══ Provided data

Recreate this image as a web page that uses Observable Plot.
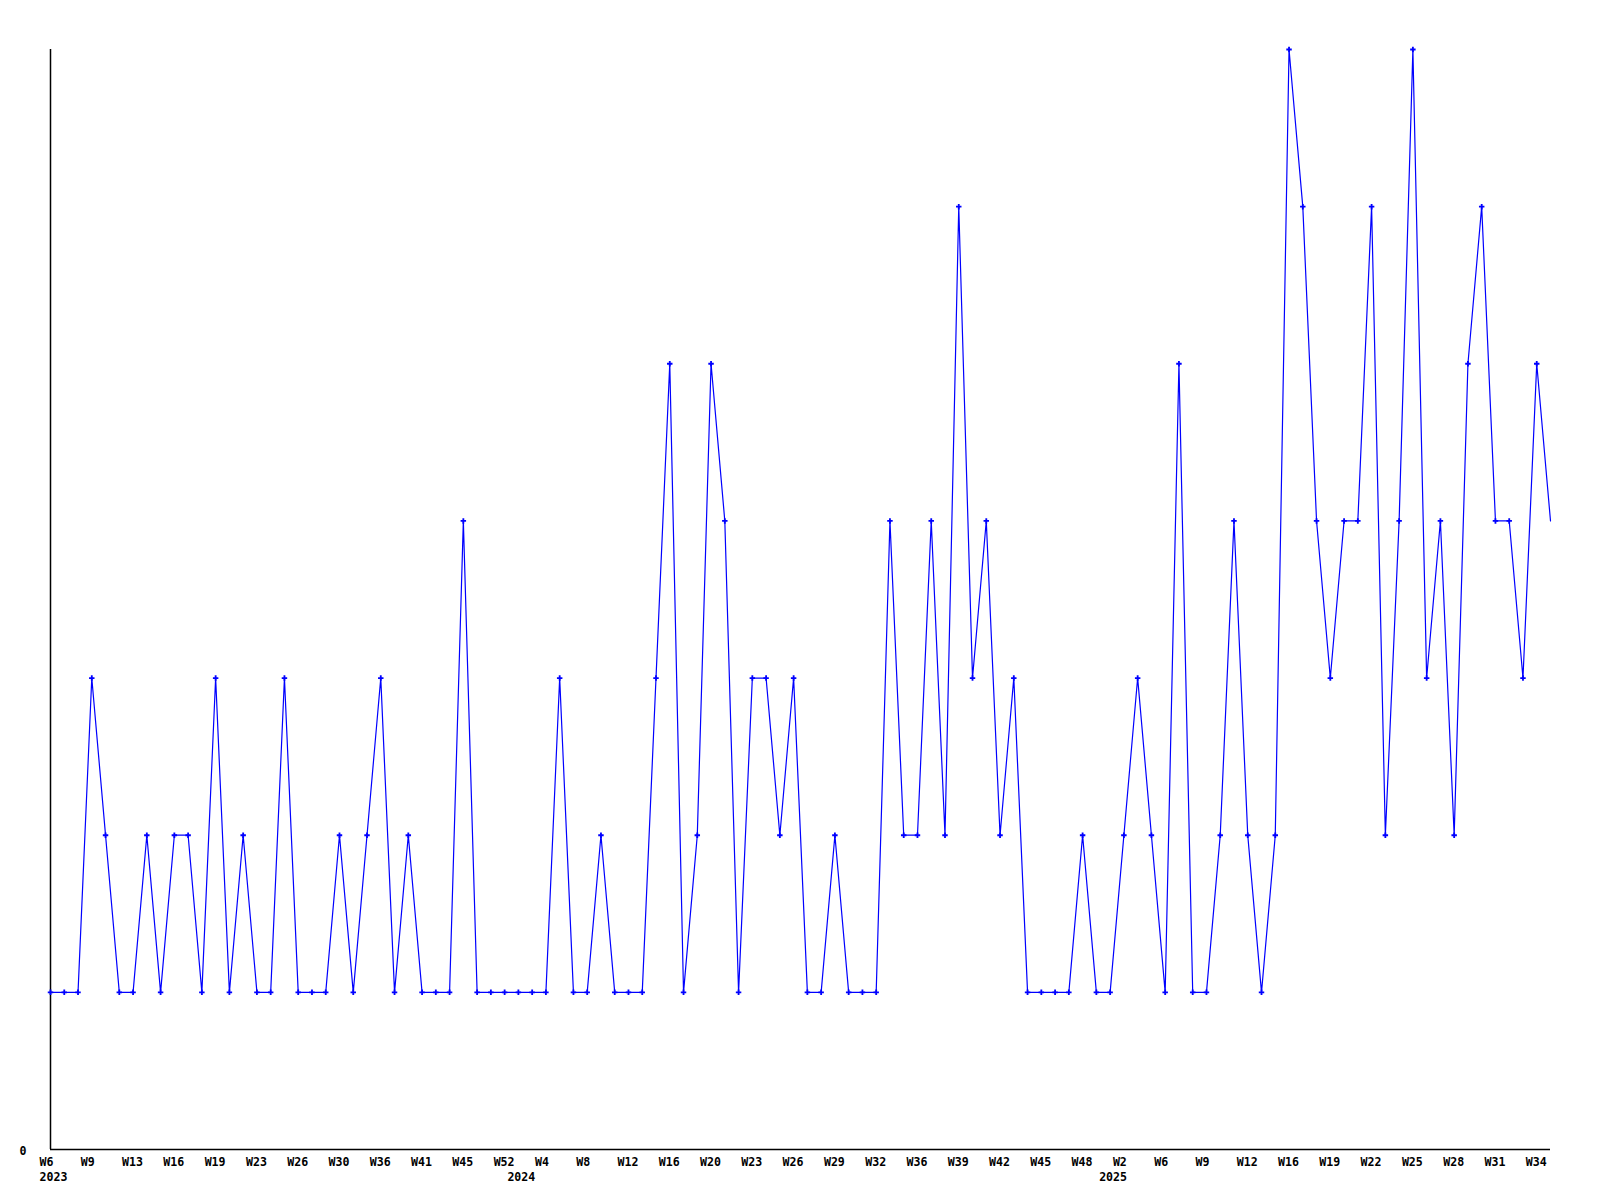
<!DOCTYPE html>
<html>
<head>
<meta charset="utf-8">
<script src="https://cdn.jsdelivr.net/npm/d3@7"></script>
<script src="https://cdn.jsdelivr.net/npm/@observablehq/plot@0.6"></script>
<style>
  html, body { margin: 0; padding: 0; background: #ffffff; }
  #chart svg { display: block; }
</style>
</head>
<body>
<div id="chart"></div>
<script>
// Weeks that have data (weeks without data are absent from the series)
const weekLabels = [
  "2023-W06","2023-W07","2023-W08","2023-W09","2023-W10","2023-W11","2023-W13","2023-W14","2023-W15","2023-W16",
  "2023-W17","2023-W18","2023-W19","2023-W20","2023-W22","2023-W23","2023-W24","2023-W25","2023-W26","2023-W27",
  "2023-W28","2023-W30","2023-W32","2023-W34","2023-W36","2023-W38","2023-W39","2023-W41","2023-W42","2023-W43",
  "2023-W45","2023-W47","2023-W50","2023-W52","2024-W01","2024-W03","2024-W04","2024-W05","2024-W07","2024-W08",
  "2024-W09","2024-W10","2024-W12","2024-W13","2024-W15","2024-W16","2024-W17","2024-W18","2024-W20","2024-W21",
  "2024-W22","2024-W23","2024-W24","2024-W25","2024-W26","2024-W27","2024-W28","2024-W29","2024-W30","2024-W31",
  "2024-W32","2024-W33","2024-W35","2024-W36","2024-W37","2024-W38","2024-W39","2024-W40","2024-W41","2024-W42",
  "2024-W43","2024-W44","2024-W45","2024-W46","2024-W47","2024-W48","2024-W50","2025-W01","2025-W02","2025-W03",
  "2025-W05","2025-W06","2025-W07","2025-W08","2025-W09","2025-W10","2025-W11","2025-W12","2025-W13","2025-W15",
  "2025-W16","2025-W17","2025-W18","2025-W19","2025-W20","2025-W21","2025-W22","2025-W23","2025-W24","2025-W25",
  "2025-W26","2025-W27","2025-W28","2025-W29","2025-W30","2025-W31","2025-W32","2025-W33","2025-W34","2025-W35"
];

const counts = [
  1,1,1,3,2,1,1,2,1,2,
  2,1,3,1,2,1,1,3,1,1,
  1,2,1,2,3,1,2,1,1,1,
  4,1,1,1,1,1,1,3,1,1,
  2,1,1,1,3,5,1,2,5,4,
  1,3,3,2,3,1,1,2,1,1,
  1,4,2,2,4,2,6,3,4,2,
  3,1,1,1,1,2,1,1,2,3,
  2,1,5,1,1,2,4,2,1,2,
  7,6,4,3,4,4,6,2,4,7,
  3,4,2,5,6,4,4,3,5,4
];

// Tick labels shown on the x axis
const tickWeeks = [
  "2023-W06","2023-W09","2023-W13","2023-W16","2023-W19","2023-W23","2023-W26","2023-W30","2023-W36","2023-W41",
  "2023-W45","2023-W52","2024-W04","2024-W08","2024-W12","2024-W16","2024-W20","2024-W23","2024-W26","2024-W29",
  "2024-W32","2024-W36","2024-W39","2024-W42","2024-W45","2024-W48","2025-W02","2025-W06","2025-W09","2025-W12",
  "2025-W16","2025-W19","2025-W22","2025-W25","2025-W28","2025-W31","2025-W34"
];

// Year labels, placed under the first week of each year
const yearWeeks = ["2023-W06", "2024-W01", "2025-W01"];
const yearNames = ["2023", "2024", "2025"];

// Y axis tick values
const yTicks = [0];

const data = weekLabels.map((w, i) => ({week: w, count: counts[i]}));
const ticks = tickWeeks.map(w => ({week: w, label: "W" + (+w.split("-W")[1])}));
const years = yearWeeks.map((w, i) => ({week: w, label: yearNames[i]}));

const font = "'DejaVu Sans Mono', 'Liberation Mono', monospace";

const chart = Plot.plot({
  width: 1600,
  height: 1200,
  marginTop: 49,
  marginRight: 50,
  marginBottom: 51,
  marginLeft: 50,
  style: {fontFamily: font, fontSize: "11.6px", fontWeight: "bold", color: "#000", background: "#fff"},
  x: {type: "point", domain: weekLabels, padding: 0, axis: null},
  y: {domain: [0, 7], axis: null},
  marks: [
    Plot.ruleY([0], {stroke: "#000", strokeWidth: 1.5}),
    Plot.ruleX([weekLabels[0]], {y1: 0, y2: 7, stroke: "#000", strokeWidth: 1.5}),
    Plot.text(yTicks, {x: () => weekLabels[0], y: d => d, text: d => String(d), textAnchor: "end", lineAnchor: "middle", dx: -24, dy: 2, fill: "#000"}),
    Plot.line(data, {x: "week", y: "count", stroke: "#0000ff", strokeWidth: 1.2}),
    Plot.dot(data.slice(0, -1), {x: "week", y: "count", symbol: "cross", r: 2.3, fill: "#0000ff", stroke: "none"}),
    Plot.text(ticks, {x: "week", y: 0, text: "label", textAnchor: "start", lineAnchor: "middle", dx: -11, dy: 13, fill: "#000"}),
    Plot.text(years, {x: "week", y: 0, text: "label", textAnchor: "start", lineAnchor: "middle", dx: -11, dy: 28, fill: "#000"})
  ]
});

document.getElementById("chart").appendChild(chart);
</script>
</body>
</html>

════

Problem to work on
Write out every line above exactly as it is, leaving out the pictures.

Response to the exercise
Recreate this image as a web page that uses Observable Plot.
<!DOCTYPE html>
<html>
<head>
<meta charset="utf-8">
<script src="https://cdn.jsdelivr.net/npm/d3@7"></script>
<script src="https://cdn.jsdelivr.net/npm/@observablehq/plot@0.6"></script>
<style>
  html, body { margin: 0; padding: 0; background: #ffffff; }
  #chart svg { display: block; }
</style>
</head>
<body>
<div id="chart"></div>
<script>
// Weeks that have data (weeks without data are absent from the series)
const weekLabels = [
  "2023-W06","2023-W07","2023-W08","2023-W09","2023-W10","2023-W11","2023-W13","2023-W14","2023-W15","2023-W16",
  "2023-W17","2023-W18","2023-W19","2023-W20","2023-W22","2023-W23","2023-W24","2023-W25","2023-W26","2023-W27",
  "2023-W28","2023-W30","2023-W32","2023-W34","2023-W36","2023-W38","2023-W39","2023-W41","2023-W42","2023-W43",
  "2023-W45","2023-W47","2023-W50","2023-W52","2024-W01","2024-W03","2024-W04","2024-W05","2024-W07","2024-W08",
  "2024-W09","2024-W10","2024-W12","2024-W13","2024-W15","2024-W16","2024-W17","2024-W18","2024-W20","2024-W21",
  "2024-W22","2024-W23","2024-W24","2024-W25","2024-W26","2024-W27","2024-W28","2024-W29","2024-W30","2024-W31",
  "2024-W32","2024-W33","2024-W35","2024-W36","2024-W37","2024-W38","2024-W39","2024-W40","2024-W41","2024-W42",
  "2024-W43","2024-W44","2024-W45","2024-W46","2024-W47","2024-W48","2024-W50","2025-W01","2025-W02","2025-W03",
  "2025-W05","2025-W06","2025-W07","2025-W08","2025-W09","2025-W10","2025-W11","2025-W12","2025-W13","2025-W15",
  "2025-W16","2025-W17","2025-W18","2025-W19","2025-W20","2025-W21","2025-W22","2025-W23","2025-W24","2025-W25",
  "2025-W26","2025-W27","2025-W28","2025-W29","2025-W30","2025-W31","2025-W32","2025-W33","2025-W34","2025-W35"
];

const counts = [
  1,1,1,3,2,1,1,2,1,2,
  2,1,3,1,2,1,1,3,1,1,
  1,2,1,2,3,1,2,1,1,1,
  4,1,1,1,1,1,1,3,1,1,
  2,1,1,1,3,5,1,2,5,4,
  1,3,3,2,3,1,1,2,1,1,
  1,4,2,2,4,2,6,3,4,2,
  3,1,1,1,1,2,1,1,2,3,
  2,1,5,1,1,2,4,2,1,2,
  7,6,4,3,4,4,6,2,4,7,
  3,4,2,5,6,4,4,3,5,4
];

// Tick labels shown on the x axis
const tickWeeks = [
  "2023-W06","2023-W09","2023-W13","2023-W16","2023-W19","2023-W23","2023-W26","2023-W30","2023-W36","2023-W41",
  "2023-W45","2023-W52","2024-W04","2024-W08","2024-W12","2024-W16","2024-W20","2024-W23","2024-W26","2024-W29",
  "2024-W32","2024-W36","2024-W39","2024-W42","2024-W45","2024-W48","2025-W02","2025-W06","2025-W09","2025-W12",
  "2025-W16","2025-W19","2025-W22","2025-W25","2025-W28","2025-W31","2025-W34"
];

// Year labels, placed under the first week of each year
const yearWeeks = ["2023-W06", "2024-W01", "2025-W01"];
const yearNames = ["2023", "2024", "2025"];

// Y axis tick values
const yTicks = [0];

const data = weekLabels.map((w, i) => ({week: w, count: counts[i]}));
const ticks = tickWeeks.map(w => ({week: w, label: "W" + (+w.split("-W")[1])}));
const years = yearWeeks.map((w, i) => ({week: w, label: yearNames[i]}));

const font = "'DejaVu Sans Mono', 'Liberation Mono', monospace";

const chart = Plot.plot({
  width: 1600,
  height: 1200,
  marginTop: 49,
  marginRight: 50,
  marginBottom: 51,
  marginLeft: 50,
  style: {fontFamily: font, fontSize: "11.6px", fontWeight: "bold", color: "#000", background: "#fff"},
  x: {type: "point", domain: weekLabels, padding: 0, axis: null},
  y: {domain: [0, 7], axis: null},
  marks: [
    Plot.ruleY([0], {stroke: "#000", strokeWidth: 1.5}),
    Plot.ruleX([weekLabels[0]], {y1: 0, y2: 7, stroke: "#000", strokeWidth: 1.5}),
    Plot.text(yTicks, {x: () => weekLabels[0], y: d => d, text: d => String(d), textAnchor: "end", lineAnchor: "middle", dx: -24, dy: 2, fill: "#000"}),
    Plot.line(data, {x: "week", y: "count", stroke: "#0000ff", strokeWidth: 1.2}),
    Plot.dot(data.slice(0, -1), {x: "week", y: "count", symbol: "cross", r: 2.3, fill: "#0000ff", stroke: "none"}),
    Plot.text(ticks, {x: "week", y: 0, text: "label", textAnchor: "start", lineAnchor: "middle", dx: -11, dy: 13, fill: "#000"}),
    Plot.text(years, {x: "week", y: 0, text: "label", textAnchor: "start", lineAnchor: "middle", dx: -11, dy: 28, fill: "#000"})
  ]
});

document.getElementById("chart").appendChild(chart);
</script>
</body>
</html>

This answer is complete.